General characteristics
- Tonnage: 28,890 GT
- Length: 198.60 metres (651.6 ft)
- Beam: 24 metres (79 ft)
- Draught: 6 metres (20 ft)
- Decks: 11 (7 passenger-accessible)
- Propulsion: Diesel-electric transmission with two MAN B&W 7L40/54 and two 8L40/54, 21.6 MW total
- Speed: 21 knots
- Capacity: 408 passengers in 204 suites
- Crew: 275

= MS Europa (1999) =

Cruise ship built in 1999

MS Europa is a cruise ship owned and operated by the German company Hapag-Lloyd Cruises. It is the 6th ship to be named Europa in the company's history. For twelve years in a row, the MS Europa was awarded the title "best cruise ship in the world" by Ward-Ranking and Berlitz. The previous Europa is currently sailing as the Saga Sapphire for Saga Cruises.

==Design==

=== Exterior ===
Europa was designed as a luxury cruise ship. Europa was one of the first ships designed with the ABB Azipod propulsion system, implemented to reduce vibration towards the stern of the ship.

===Interior design and facilities===

There are 204 passenger cabins of various sizes.

Facilities include an atrium, casino, dining area, swimming pools, cinema and a gym and spa. The ship also has a designated nude sunbathing deck.

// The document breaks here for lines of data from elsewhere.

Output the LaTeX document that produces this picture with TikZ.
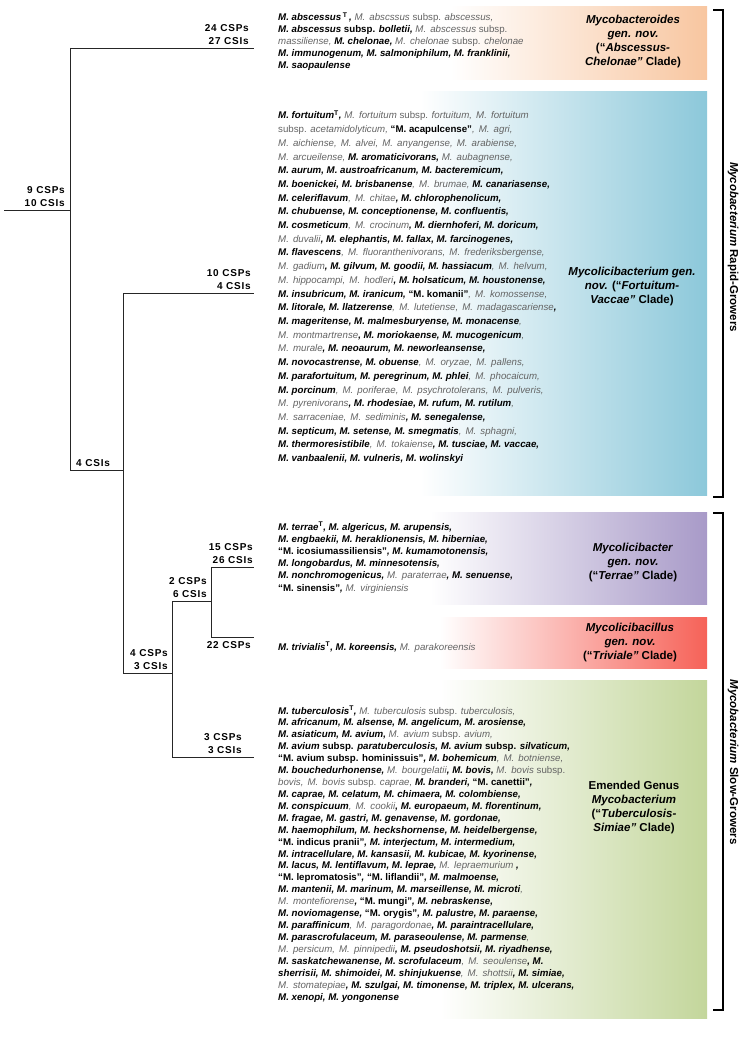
\documentclass[tikz,border=0pt]{standalone}
\usepackage{fontspec}
\setmainfont{Liberation Sans}
\newfontfamily\treefont{Liberation Sans}[LetterSpace=8]
\definecolor{gtxt}{RGB}{100,100,100}
\definecolor{cpeach}{RGB}{248,198,160}
\definecolor{cblue}{RGB}{140,200,218}
\definecolor{cpurple}{RGB}{168,154,200}
\definecolor{cred}{RGB}{246,98,88}
\definecolor{cgreen}{RGB}{195,214,155}
\newcommand\Bi[1]{\textbf{\textit{#1}}}
\newcommand\Gi[1]{{\color{gtxt}\spaceskip=0.42em plus 0.1em\textit{#1}}}
\newcommand\Bs{\textbf{subsp.}}
\newcommand\Gs{{\color{gtxt}subsp.}}
\newcommand\Qb[1]{\textbf{#1}}
\newcommand\Ts{\textsuperscript{\textbf{T}}}
\newcommand\cladebg[4]{%
  \fill[white] (265,#1) rectangle (707,#2);
  \shade[left color=white, right color=#3] (#4,#1) rectangle (707,#2);}
\tikzset{
  tl/.style={line width=0.9pt, draw=black!85},
  lbl/.style={font=\treefont\bfseries\fontsize{10}{13}\selectfont, align=right, inner sep=0pt},
  bt/.style={anchor=base west, inner sep=0pt, font=\fontsize{9.7}{11}\selectfont},
  clbl/.style={font=\bfseries\fontsize{11.5}{14}\selectfont, align=center, inner sep=0pt},
  side/.style={font=\bfseries\fontsize{11.5}{14}\selectfont, rotate=-90, inner sep=0pt},
  brk/.style={line width=1.4pt, draw=black},
}
\begin{document}
\begin{tikzpicture}[x=1pt,y=-1pt]
\useasboundingbox (0,0) rectangle (743,1040);
\fill[white] (0,0) rectangle (743,1040);
% clade backgrounds
\cladebg{7}{80}{cpeach}{450}
\cladebg{92}{495}{cblue}{420}
\cladebg{512}{604}{cpurple}{430}
\cladebg{617}{668}{cred}{440}
\cladebg{680}{1018}{cgreen}{440}
% tree
\coordinate (r0) at (4,210);   \coordinate (r) at (70,210);
\coordinate (rt) at (70,48);   \coordinate (rb) at (70,470);
\coordinate (absE) at (254,48);
\coordinate (n1) at (123,470); \coordinate (n1t) at (123,293); \coordinate (n1b) at (123,673);
\coordinate (forE) at (254,293);
\coordinate (n2) at (172,673); \coordinate (n2t) at (172,601); \coordinate (n2b) at (172,757);
\coordinate (tbE) at (254,757);
\coordinate (n3) at (211,601); \coordinate (n3t) at (211,567); \coordinate (n3b) at (211,637);
\coordinate (terE) at (254,567); \coordinate (trvE) at (254,637);
\draw[tl] (r0) -- (r);
\draw[tl] (rt) -- (rb);
\draw[tl] (rt) -- (absE);
\draw[tl] (rb) -- (n1);
\draw[tl] (n1t) -- (n1b);
\draw[tl] (n1t) -- (forE);
\draw[tl] (n1b) -- (n2);
\draw[tl] (n2t) -- (n2b);
\draw[tl] (n2t) -- (n3);
\draw[tl] (n3t) -- (n3b);
\draw[tl] (n3t) -- (terE);
\draw[tl] (n3b) -- (trvE);
\draw[tl] (n2b) -- (tbE);
% tree labels
\node[lbl, anchor=south east] (lr) at (65,207) {9 CSPs\\10 CSIs};
\node[lbl, anchor=south east] (la) at (249,45) {24 CSPs\\27 CSIs};
\node[lbl, anchor=south east] (lf) at (251,290) {10 CSPs\\4 CSIs};
\node[lbl, anchor=south west] (l4) at (76,467) {4 CSIs};
\node[lbl, anchor=south east] (lt) at (253,564) {15 CSPs\\26 CSIs};
\node[lbl, anchor=south east] (l26) at (207,598) {2 CSPs\\6 CSIs};
\node[lbl, anchor=north east] (ltr) at (251,641) {22 CSPs};
\node[lbl, anchor=south east] (l43) at (168,670) {4 CSPs\\3 CSIs};
\node[lbl, anchor=south east] (l33) at (242,754) {3 CSPs\\3 CSIs};
% Abscessus text
\foreach \linetext [count=\i] in {%
 {\Bi{M. abscessus}\,\Ts\,\Bi{,} \Gi{M. abscssus} \Gs{} \Gi{abscessus,}},
 {\Bi{M. abscessus} \Bs{} \Bi{bolletii,} \Gi{M. abscessus} \Gs},
 {\Gi{massiliense,} \Bi{M. chelonae,} \Gi{M. chelonae} \Gs{} \Gi{chelonae}},
 {\Bi{M. immunogenum, M. salmoniphilum, M. franklinii,}},
 {\Bi{M. saopaulense}}}
 \node[bt] (a\i) at (278,{21+12*(\i-1)}) {\linetext};
% Fortuitum text
\foreach \linetext [count=\i] in {%
 {\Bi{M. fortuitum}\Ts\Bi{,} \Gi{M. fortuitum} \Gs{} \Gi{fortuitum, M. fortuitum}},
 {\Gs{} \Gi{acetamidolyticum,} \Qb{“M. acapulcense”}\Gi{, M. agri,}},
 {\Gi{M. aichiense, M. alvei, M. anyangense, M. arabiense,}},
 {\Gi{M. arcueilense,} \Bi{M. aromaticivorans,} \Gi{M. aubagnense,}},
 {\Bi{M. aurum, M. austroafricanum, M. bacteremicum,}},
 {\Bi{M. boenickei, M. brisbanense}\Gi{, M. brumae,} \Bi{M. canariasense,}},
 {\Bi{M. celeriflavum}\Gi{, M. chitae}\Bi{, M. chlorophenolicum,}},
 {\Bi{M. chubuense, M. conceptionense, M. confluentis,}},
 {\Bi{M. cosmeticum}\Gi{, M. crocinum}\Bi{, M. diernhoferi, M. doricum,}},
 {\Gi{M. duvalii}\Bi{, M. elephantis, M. fallax, M. farcinogenes,}},
 {\Bi{M. flavescens}\Gi{, M. fluoranthenivorans, M. frederiksbergense,}},
 {\Gi{M. gadium}\Bi{, M. gilvum, M. goodii, M. hassiacum}\Gi{, M. helvum,}},
 {\Gi{M. hippocampi, M. hodleri}\Bi{, M. holsaticum, M. houstonense,}},
 {\Bi{M. insubricum, M. iranicum,} \Qb{“M. komanii”}\Gi{, M. komossense,}},
 {\Bi{M. litorale, M. llatzerense}\Gi{, M. lutetiense, M. madagascariense}\Bi{,}},
 {\Bi{M. mageritense, M. malmesburyense, M. monacense}\Gi{,}},
 {\Gi{M. montmartrense}\Bi{, M. moriokaense, M. mucogenicum}\Gi{,}},
 {\Gi{M. murale}\Bi{, M. neoaurum, M. neworleansense,}},
 {\Bi{M. novocastrense, M. obuense}\Gi{, M. oryzae, M. pallens,}},
 {\Bi{M. parafortuitum, M. peregrinum, M. phlei}\Gi{, M. phocaicum,}},
 {\Bi{M. porcinum}\Gi{, M. poriferae, M. psychrotolerans, M. pulveris,}},
 {\Gi{M. pyrenivorans}\Bi{, M. rhodesiae, M. rufum, M. rutilum}\Gi{,}},
 {\Gi{M. sarraceniae, M. sediminis}\Bi{, M. senegalense,}},
 {\Bi{M. septicum, M. setense, M. smegmatis}\Gi{, M. sphagni,}},
 {\Bi{M. thermoresistibile}\Gi{, M. tokaiense}\Bi{, M. tusciae, M. vaccae,}},
 {\Bi{M. vanbaalenii, M. vulneris, M. wolinskyi}}}
 \node[bt] (f\i) at (278,{119+13.7*(\i-1)}) {\linetext};
% Terrae text
\foreach \linetext [count=\i] in {%
 {\Bi{M. terrae}\Ts\Bi{, M. algericus, M. arupensis,}},
 {\Bi{M. engbaekii, M. heraklionensis, M. hiberniae,}},
 {\Qb{“M. icosiumassiliensis”}\Bi{, M. kumamotonensis,}},
 {\Bi{M. longobardus, M. minnesotensis,}},
 {\Bi{M. nonchromogenicus,} \Gi{M. paraterrae}\Bi{, M. senuense,}},
 {\Qb{“M. sinensis”}\Bi{,} \Gi{M. virginiensis}}}
 \node[bt] (t\i) at (278,{530+12.2*(\i-1)}) {\linetext};
% Triviale text
\node[bt] (v1) at (278,650) {\Bi{M. trivialis}\Ts\Bi{, M. koreensis,} \Gi{M. parakoreensis}};
% Tuberculosis text
\foreach \linetext [count=\i] in {%
 {\Bi{M. tuberculosis}\Ts\Bi{,} \Gi{M. tuberculosis} \Gs{} \Gi{tuberculosis,}},
 {\Bi{M. africanum, M. alsense, M. angelicum, M. arosiense,}},
 {\Bi{M. asiaticum, M. avium,} \Gi{M. avium} \Gs{} \Gi{avium,}},
 {\Bi{M. avium} \Bs{} \Bi{paratuberculosis, M. avium} \Bs{} \Bi{silvaticum,}},
 {\Qb{“M. avium subsp. hominissuis”}\Bi{, M. bohemicum}\Gi{, M. botniense,}},
 {\Bi{M. bouchedurhonense,} \Gi{M. bourgelatii}\Bi{, M. bovis,} \Gi{M. bovis} \Gs},
 {\Gi{bovis, M. bovis} \Gs{} \Gi{caprae,} \Bi{M. branderi,} \Qb{“M. canettii”}\Bi{,}},
 {\Bi{M. caprae, M. celatum, M. chimaera, M. colombiense,}},
 {\Bi{M. conspicuum}\Gi{, M. cookii}\Bi{, M. europaeum, M. florentinum,}},
 {\Bi{M. fragae, M. gastri, M. genavense, M. gordonae,}},
 {\Bi{M. haemophilum, M. heckshornense, M. heidelbergense,}},
 {\Qb{“M. indicus pranii”}\Bi{, M. interjectum, M. intermedium,}},
 {\Bi{M. intracellulare, M. kansasii, M. kubicae, M. kyorinense,}},
 {\Bi{M. lacus, M. lentiflavum, M. leprae,} \Gi{M. lepraemurium}\Bi{ ,}},
 {\Qb{“M. lepromatosis”}\Bi{,} \Qb{“M. liflandii”}\Bi{, M. malmoense,}},
 {\Bi{M. mantenii, M. marinum, M. marseillense, M. microti}\Gi{,}},
 {\Gi{M. montefiorense}\Bi{,} \Qb{“M. mungi”}\Bi{, M. nebraskense,}},
 {\Bi{M. noviomagense,} \Qb{“M. orygis”}\Bi{, M. palustre, M. paraense,}},
 {\Bi{M. paraffinicum}\Gi{, M. paragordonae}\Bi{, M. paraintracellulare,}},
 {\Bi{M. parascrofulaceum, M. paraseoulense, M. parmense}\Gi{,}},
 {\Gi{M. persicum, M. pinnipedii}\Bi{, M. pseudoshotsii, M. riyadhense,}},
 {\Bi{M. saskatchewanense, M. scrofulaceum}\Gi{, M. seoulense}\Bi{, M.}},
 {\Bi{sherrisii, M. shimoidei, M. shinjukuense}\Gi{, M. shottsii}\Bi{, M. simiae,}},
 {\Gi{M. stomatepiae}\Bi{, M. szulgai, M. timonense, M. triplex, M. ulcerans,}},
 {\Bi{M. xenopi, M. yongonense}}}
 \node[bt] (m\i) at (278,{714+11.92*(\i-1)}) {\linetext};
% clade labels
\node[clbl] (labA) at (633,42) {\textit{Mycobacteroides}\\\textit{gen. nov.}\\(“\textit{Abscessus-}\\\textit{Chelonae”} Clade)};
\node[clbl] (labF) at (632,287) {\textit{Mycolicibacterium gen.}\\\textit{nov.} (“\textit{Fortuitum-}\\\textit{Vaccae”} Clade)};
\node[clbl] (labT) at (633,563) {\textit{Mycolicibacter}\\\textit{gen. nov.}\\(“\textit{Terrae”} Clade)};
\node[clbl] (labV) at (630,643) {\textit{Mycolicibacillus}\\\textit{gen. nov.}\\(“\textit{Triviale”} Clade)};
\node[clbl] (labM) at (634,808) {Emended Genus\\\textit{Mycobacterium}\\(“\textit{Tuberculosis-}\\\textit{Simiae”} Clade)};
% brackets
\coordinate (b1a) at (713,10);  \coordinate (b1t) at (723,10);
\coordinate (b1b) at (723,497); \coordinate (b1c) at (713,497);
\draw[brk] (b1a) -- (b1t) -- (b1b) -- (b1c);
\coordinate (b2a) at (713,513);  \coordinate (b2t) at (723,513);
\coordinate (b2b) at (723,1010); \coordinate (b2c) at (713,1010);
\draw[brk] (b2a) -- (b2t) -- (b2b) -- (b2c);
\node[side] (rapid) at (733,247) {\textit{Mycobacterium} Rapid-Growers};
\node[side] (slow) at (733,762) {\textit{Mycobacterium} Slow-Growers};
\end{tikzpicture}
\end{document}
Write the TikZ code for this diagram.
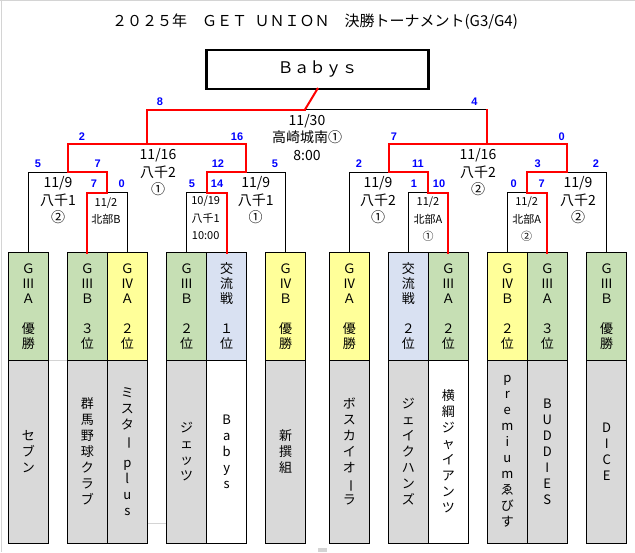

During COVID-19 pandemic, the ship docked in Puerta Vallarta, Mexico. The government announced on 25 March that it would receive cruise ships “for humanitarian reasons,” but that passengers would be individually "fumigated" before being taken directly to airports to be returned to their home countries. The protocol would apply to Europa and other ships in Mexican waters.